Чуть за полдень приехали мы в Сан–Франциско и застали Владыку за трапезой. Он принял нас чрезвычайно холодно и за обедом мы едва обмолвились словом.
Потом он позвал нас к себе, точнее, повел о. Германа наверх, а мне пришлось два часа дожидаться внизу. Меня это несказанно огорчило: я знал, что брата моего сейчас подвергают психологической обработке, чтобы сломить его чувствительную, легкоранимую русскую душу, а мне придется лишь смиренно принять итог «переговоров», поскольку я — «бесправный» американец. Предчувствие не обмануло — всё именно так и замышлялось! Я принялся молиться, особенно нашему «истинному» Владыке — Иоанну[37], и столь истовой молитвы я от себя давно не слышал. Взглянув на портрет Царя–мученика, я и к нему воззвал о помощи! Я понял, что мы пали жертвой сильнейшего монашеского искушения, и в то же время возрадовался, что на нашем ровном доселе пути появились препятствия, что кому‑то и мы стали в немилость, хотя впору было опасаться за само существование нашего скита, всего нашего дела».
А меж тем архиеп. Антоний привел о. Германа к себе в кабинет, запер дверь, спрятал ключи в карман, поставил на середину комнаты стул, указал гостю сесть, направил свет яркой неоновой лампы прямо ему в лицо. Сам же сел за стол, и в темноте о. Герману было его не разглядеть — слепила лампа.
- Вы замечены в непослушании, — сурово заговорил Владыка. — Срамите меня, появляетесь в миру в мантиях.
Отец Герман смекнул: Владыку смутило то, что «его» монахи так выделяются среди местного клира. Но не он ли сам настоял, чтобы братия появились в миру?

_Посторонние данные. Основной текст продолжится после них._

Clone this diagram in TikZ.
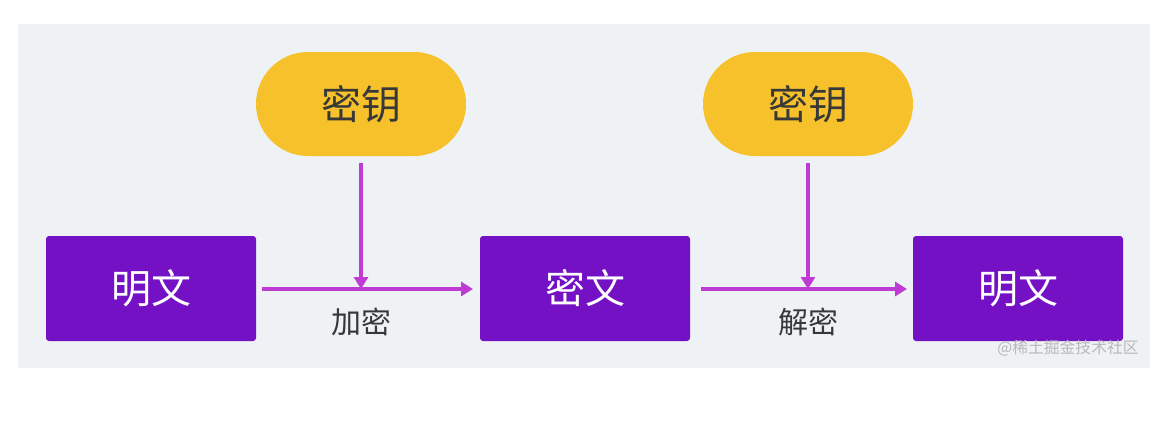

- Вы позорите не только монашество, но и мою епархию, — продолжал архиепископ. — И само собой разумеется, вам нельзя иметь во владении землю. Однако земля у вас есть! А случись вам умереть путешествуя, например, и земля достанется государству. Вы оставили завещание?
- Нет, — признался о. Герман. — Земля наша уготована для пустынножителей, отшельников.
- Не смешите! Какие в наше время отшельники! — и Владыка заявил, что о. Герман впал в прелесть, напомнил, что монахам не позволяется иметь собственности, и потребовал, чтобы он отписал всю землю ему, Владыке, но на имя, которое тот носил в миру, — А. Медведев.
Отец Герман опешил.
- Но почему же на Ваше имя? Ведь вы же тоже монах.
- Синод назначил меня вашим настоятелем. И я по праву требую от вас послушания — пишите дарственную на мое имя!
- Но мы Вас не выбирали, — напомнил о. Герман, — а согласно монашескому уставу братия сама избирает игумена.
Его несказанно возмутило притязание архиепископа на их скит и землю, заработанную своим трудом и подвигом!
- Это я вас должен монашескому уставу учить, а не вы — меня, — отрезал архиепископ.
О дальнейшем о. Серафим пишет так:
«Владыка виртуозно сыграл на струнках русской души, он кричал, угрожал.. грубо ругался, всё повторял о. Герману, что «постриг принять — это не в парикмахерскую сходить». В конце концов он довел о. Германа до слез, едва не до припадка. Вконец отчаявшись, тот повел разговор с Владыкой в той же манере и с ужасом увидел, что тому по душе такая словесная перепалка и что он лишь принял роль сурового настоятеля, грозящего употребить власть и т. д. Отец Герман воспротивился новому решению архиепископа, благословившего их скит ранее как независимую церковную организацию, и потребовал, чтобы их оставили в покое. На что Владыка громогласно объявил: «Ну нет, в покое я вас не оставлю!»»
Кроме прочего, он запретил братии писать кому‑либо или приглашать кого‑либо без его благословения, а все их издания повелел представлять лично ему для цензуры. «Что Вы меня мучаете?!» — не выдержав, воскликнул о. Герман.
В дверь стучали, то был о. Серафим. Архиепископ поспешил к двери, вспомнил, что запер ее, вернулся к столу отыскать ключи. Отец Герман напомнил Владыке, что тот сунул их в карман, и архиепископ бросился к двери, впустил о. Серафима. Подвинув ему стул рядом с о. Германом, сам уселся за стол. Он явно утерял кураж, — ведь свободного американца не застращаешь, как русского. Отец Серафим сразу заметил, его брат плакал.
- Отец Герман чересчур впечатлителен, — попытался объяснить архиепископ. Потом принялся перечислять «прегрешения» братии: не явились к нему за благословением на поездку в Монтерей, не остались на позднюю литургию, хотя их ждали и верующие и он сам, не остановились у него и так далее в том же духе.
Позже о. Серафим вспоминал, что его особенно поразило: «Архиепископ выразил неудовольствие, что в недавнем письме мы предложили Устав Братства[38] ему на одобрение (что, собственно, мы обговорили с ним много раньше). Сейчас же он заявил, что Устав должны предлагать не мы ему, а он — нам».
В тот памятный день о. Герман сказал брату:
- Представляешь, что он требует? Чтобы мы переписали землю на его имя!